What you are asked to do: Write out exactly the lines from the line with "Emit a web page" through the line with "3640,3641,3642,3643,3644,3645,3646,3647,3648,3649,3650];", including both, and nothing more.

The records:

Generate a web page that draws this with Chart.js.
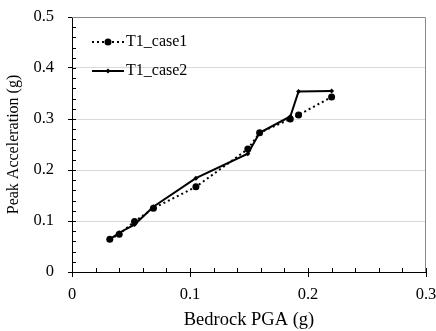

--

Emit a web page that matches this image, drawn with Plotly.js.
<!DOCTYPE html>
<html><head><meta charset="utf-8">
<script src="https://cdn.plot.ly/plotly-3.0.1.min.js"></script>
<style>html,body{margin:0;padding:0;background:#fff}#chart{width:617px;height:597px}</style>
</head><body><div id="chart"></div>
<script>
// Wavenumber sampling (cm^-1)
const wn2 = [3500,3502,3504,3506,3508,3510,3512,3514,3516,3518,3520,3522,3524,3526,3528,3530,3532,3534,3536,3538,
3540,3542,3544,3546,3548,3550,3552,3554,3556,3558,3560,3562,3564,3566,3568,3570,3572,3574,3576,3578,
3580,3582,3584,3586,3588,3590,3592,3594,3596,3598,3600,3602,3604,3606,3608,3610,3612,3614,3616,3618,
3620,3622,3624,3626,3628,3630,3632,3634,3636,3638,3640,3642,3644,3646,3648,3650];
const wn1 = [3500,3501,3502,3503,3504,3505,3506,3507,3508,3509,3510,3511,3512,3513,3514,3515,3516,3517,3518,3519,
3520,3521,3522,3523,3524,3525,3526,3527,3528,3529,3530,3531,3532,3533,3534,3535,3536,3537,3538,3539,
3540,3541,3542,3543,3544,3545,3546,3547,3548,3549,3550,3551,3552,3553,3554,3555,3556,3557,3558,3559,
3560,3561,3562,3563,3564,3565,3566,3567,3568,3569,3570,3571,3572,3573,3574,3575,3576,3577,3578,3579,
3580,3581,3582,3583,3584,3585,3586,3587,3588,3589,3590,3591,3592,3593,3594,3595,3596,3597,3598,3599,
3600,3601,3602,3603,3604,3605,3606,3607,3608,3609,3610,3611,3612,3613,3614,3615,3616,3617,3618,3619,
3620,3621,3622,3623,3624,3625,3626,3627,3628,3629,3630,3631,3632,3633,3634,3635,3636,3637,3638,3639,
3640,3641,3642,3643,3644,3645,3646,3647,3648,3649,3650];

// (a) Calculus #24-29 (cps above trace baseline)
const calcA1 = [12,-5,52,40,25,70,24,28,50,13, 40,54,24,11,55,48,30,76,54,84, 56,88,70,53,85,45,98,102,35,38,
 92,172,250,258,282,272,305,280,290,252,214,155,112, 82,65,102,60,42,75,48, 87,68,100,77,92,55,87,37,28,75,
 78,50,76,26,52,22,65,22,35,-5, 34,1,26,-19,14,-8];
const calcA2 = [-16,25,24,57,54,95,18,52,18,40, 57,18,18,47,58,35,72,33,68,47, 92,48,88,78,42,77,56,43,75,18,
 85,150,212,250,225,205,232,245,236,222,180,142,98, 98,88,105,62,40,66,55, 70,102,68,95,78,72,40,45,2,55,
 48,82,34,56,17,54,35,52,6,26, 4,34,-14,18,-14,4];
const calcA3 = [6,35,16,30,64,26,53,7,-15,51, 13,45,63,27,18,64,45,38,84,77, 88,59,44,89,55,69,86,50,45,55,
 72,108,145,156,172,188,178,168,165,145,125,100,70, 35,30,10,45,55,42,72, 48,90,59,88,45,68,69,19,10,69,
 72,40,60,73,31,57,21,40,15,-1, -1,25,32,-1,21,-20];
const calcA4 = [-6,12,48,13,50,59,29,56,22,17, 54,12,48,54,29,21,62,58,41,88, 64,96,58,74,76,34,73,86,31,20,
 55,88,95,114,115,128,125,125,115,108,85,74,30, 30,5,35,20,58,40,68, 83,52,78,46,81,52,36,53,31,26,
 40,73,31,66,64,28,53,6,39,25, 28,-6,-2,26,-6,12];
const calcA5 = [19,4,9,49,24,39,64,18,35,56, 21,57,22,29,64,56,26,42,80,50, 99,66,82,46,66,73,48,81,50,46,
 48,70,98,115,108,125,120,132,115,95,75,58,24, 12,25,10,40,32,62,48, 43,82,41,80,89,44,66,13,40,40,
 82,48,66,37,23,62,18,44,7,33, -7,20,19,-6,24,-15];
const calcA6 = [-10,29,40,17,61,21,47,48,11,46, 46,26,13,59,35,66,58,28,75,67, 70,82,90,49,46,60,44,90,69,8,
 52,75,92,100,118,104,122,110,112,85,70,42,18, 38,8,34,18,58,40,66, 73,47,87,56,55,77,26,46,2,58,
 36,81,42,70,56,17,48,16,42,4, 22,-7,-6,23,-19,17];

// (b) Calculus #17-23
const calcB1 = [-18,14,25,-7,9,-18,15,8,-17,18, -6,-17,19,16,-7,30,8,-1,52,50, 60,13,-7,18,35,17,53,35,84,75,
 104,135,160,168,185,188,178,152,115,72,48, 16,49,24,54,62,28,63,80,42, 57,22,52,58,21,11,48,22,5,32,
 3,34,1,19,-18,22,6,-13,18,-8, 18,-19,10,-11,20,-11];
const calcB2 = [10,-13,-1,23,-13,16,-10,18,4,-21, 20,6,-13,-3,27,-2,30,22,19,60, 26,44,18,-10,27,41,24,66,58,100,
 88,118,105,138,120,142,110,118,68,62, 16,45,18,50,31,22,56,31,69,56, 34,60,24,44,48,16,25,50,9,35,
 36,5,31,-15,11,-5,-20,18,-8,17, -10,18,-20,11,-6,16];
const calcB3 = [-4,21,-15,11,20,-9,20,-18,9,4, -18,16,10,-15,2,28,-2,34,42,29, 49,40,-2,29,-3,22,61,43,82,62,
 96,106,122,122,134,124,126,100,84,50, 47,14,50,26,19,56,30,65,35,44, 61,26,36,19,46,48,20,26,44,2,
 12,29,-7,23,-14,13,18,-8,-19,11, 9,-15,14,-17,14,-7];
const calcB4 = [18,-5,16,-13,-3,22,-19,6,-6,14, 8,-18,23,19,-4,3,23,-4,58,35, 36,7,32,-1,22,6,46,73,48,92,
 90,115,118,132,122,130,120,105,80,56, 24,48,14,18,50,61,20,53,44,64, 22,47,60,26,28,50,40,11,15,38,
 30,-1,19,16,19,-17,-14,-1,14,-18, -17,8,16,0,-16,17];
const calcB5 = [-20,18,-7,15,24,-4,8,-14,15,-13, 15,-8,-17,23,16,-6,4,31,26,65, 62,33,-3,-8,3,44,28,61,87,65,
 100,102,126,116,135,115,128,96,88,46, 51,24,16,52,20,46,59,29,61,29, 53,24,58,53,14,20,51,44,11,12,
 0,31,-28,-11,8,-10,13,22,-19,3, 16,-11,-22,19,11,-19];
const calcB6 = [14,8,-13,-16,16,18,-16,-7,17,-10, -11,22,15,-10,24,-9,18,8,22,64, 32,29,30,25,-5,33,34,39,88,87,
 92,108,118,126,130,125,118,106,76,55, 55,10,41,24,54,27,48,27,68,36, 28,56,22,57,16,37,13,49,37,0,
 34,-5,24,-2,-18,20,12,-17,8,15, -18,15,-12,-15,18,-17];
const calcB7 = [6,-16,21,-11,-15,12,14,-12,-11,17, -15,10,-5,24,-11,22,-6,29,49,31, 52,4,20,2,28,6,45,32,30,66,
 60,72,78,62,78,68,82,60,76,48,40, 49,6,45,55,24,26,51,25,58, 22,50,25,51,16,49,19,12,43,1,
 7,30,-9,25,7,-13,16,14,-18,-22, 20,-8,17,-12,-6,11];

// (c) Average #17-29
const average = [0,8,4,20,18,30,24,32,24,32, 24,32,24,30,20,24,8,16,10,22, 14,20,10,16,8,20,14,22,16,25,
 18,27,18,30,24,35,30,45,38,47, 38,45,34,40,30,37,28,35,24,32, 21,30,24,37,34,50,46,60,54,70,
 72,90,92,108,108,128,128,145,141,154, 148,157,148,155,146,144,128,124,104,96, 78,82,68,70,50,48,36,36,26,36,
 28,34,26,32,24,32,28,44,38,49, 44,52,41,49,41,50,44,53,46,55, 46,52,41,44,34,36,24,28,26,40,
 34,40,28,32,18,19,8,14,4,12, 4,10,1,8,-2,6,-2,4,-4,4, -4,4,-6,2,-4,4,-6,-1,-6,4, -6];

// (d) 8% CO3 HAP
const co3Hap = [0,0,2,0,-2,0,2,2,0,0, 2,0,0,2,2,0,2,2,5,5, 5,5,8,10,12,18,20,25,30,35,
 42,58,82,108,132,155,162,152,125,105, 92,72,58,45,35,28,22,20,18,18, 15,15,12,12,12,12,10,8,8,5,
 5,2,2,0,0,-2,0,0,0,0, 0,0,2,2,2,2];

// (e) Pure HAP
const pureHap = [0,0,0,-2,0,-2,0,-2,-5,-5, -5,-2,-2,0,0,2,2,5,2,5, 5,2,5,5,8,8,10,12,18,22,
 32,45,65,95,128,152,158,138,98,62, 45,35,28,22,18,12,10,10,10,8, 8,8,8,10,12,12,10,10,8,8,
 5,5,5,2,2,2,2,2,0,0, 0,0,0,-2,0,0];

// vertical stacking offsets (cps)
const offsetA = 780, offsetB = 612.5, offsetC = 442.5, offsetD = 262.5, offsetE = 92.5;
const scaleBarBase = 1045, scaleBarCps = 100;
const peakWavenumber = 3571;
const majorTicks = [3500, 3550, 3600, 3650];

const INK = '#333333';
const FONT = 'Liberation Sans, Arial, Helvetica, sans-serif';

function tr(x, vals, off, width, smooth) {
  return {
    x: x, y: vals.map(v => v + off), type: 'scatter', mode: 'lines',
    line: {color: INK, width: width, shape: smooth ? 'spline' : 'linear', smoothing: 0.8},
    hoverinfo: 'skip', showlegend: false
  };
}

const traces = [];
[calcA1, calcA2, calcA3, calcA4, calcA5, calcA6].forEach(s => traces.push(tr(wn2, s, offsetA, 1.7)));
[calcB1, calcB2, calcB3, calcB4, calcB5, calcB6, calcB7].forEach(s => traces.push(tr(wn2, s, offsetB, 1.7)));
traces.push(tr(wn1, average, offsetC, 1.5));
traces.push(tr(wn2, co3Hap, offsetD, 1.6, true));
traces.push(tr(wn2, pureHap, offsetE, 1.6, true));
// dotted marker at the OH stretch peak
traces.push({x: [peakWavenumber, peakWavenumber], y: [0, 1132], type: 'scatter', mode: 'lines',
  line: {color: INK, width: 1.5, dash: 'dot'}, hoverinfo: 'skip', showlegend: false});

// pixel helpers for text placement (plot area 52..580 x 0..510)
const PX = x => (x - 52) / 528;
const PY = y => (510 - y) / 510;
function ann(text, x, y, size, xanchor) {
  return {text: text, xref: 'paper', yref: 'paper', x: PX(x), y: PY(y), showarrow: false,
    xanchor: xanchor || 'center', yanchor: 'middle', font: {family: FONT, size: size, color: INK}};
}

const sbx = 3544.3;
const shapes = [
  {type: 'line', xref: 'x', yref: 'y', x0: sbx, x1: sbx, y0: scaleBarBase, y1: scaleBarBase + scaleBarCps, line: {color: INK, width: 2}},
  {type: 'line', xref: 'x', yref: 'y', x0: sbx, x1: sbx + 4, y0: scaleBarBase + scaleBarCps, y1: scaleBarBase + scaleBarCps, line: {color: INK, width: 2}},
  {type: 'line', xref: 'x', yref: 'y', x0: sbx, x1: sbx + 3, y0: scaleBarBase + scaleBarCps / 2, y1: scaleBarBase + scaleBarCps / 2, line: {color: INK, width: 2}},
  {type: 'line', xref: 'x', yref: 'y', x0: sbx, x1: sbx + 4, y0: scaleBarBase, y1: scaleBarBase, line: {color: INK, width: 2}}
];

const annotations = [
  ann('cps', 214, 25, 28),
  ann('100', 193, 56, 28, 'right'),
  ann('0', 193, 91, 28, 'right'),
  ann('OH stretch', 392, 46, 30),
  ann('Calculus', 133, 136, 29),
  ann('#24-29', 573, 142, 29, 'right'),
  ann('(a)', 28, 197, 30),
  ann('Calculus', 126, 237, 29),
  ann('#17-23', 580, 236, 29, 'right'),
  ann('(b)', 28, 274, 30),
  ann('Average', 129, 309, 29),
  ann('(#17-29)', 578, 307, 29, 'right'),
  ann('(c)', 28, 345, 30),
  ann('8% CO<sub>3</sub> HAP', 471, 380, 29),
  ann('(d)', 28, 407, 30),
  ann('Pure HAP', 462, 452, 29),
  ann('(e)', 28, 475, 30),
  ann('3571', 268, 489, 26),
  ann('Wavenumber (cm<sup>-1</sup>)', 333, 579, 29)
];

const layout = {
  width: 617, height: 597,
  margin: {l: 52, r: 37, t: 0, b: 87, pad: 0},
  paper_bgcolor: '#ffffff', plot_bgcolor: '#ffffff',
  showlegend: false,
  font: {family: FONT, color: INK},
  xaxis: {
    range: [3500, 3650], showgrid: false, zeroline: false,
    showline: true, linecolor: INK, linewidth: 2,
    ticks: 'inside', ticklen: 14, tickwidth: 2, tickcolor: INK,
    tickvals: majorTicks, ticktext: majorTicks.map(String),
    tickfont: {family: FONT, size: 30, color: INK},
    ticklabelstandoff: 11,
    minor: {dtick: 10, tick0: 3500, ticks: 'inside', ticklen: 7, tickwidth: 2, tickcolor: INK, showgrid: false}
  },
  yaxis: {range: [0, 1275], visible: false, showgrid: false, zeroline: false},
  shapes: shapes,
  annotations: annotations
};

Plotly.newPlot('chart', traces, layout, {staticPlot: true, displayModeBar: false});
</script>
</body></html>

Full response:
Emit a web page that matches this image, drawn with Plotly.js.
<!DOCTYPE html>
<html><head><meta charset="utf-8">
<script src="https://cdn.plot.ly/plotly-3.0.1.min.js"></script>
<style>html,body{margin:0;padding:0;background:#fff}#chart{width:617px;height:597px}</style>
</head><body><div id="chart"></div>
<script>
// Wavenumber sampling (cm^-1)
const wn2 = [3500,3502,3504,3506,3508,3510,3512,3514,3516,3518,3520,3522,3524,3526,3528,3530,3532,3534,3536,3538,
3540,3542,3544,3546,3548,3550,3552,3554,3556,3558,3560,3562,3564,3566,3568,3570,3572,3574,3576,3578,
3580,3582,3584,3586,3588,3590,3592,3594,3596,3598,3600,3602,3604,3606,3608,3610,3612,3614,3616,3618,
3620,3622,3624,3626,3628,3630,3632,3634,3636,3638,3640,3642,3644,3646,3648,3650];
const wn1 = [3500,3501,3502,3503,3504,3505,3506,3507,3508,3509,3510,3511,3512,3513,3514,3515,3516,3517,3518,3519,
3520,3521,3522,3523,3524,3525,3526,3527,3528,3529,3530,3531,3532,3533,3534,3535,3536,3537,3538,3539,
3540,3541,3542,3543,3544,3545,3546,3547,3548,3549,3550,3551,3552,3553,3554,3555,3556,3557,3558,3559,
3560,3561,3562,3563,3564,3565,3566,3567,3568,3569,3570,3571,3572,3573,3574,3575,3576,3577,3578,3579,
3580,3581,3582,3583,3584,3585,3586,3587,3588,3589,3590,3591,3592,3593,3594,3595,3596,3597,3598,3599,
3600,3601,3602,3603,3604,3605,3606,3607,3608,3609,3610,3611,3612,3613,3614,3615,3616,3617,3618,3619,
3620,3621,3622,3623,3624,3625,3626,3627,3628,3629,3630,3631,3632,3633,3634,3635,3636,3637,3638,3639,
3640,3641,3642,3643,3644,3645,3646,3647,3648,3649,3650];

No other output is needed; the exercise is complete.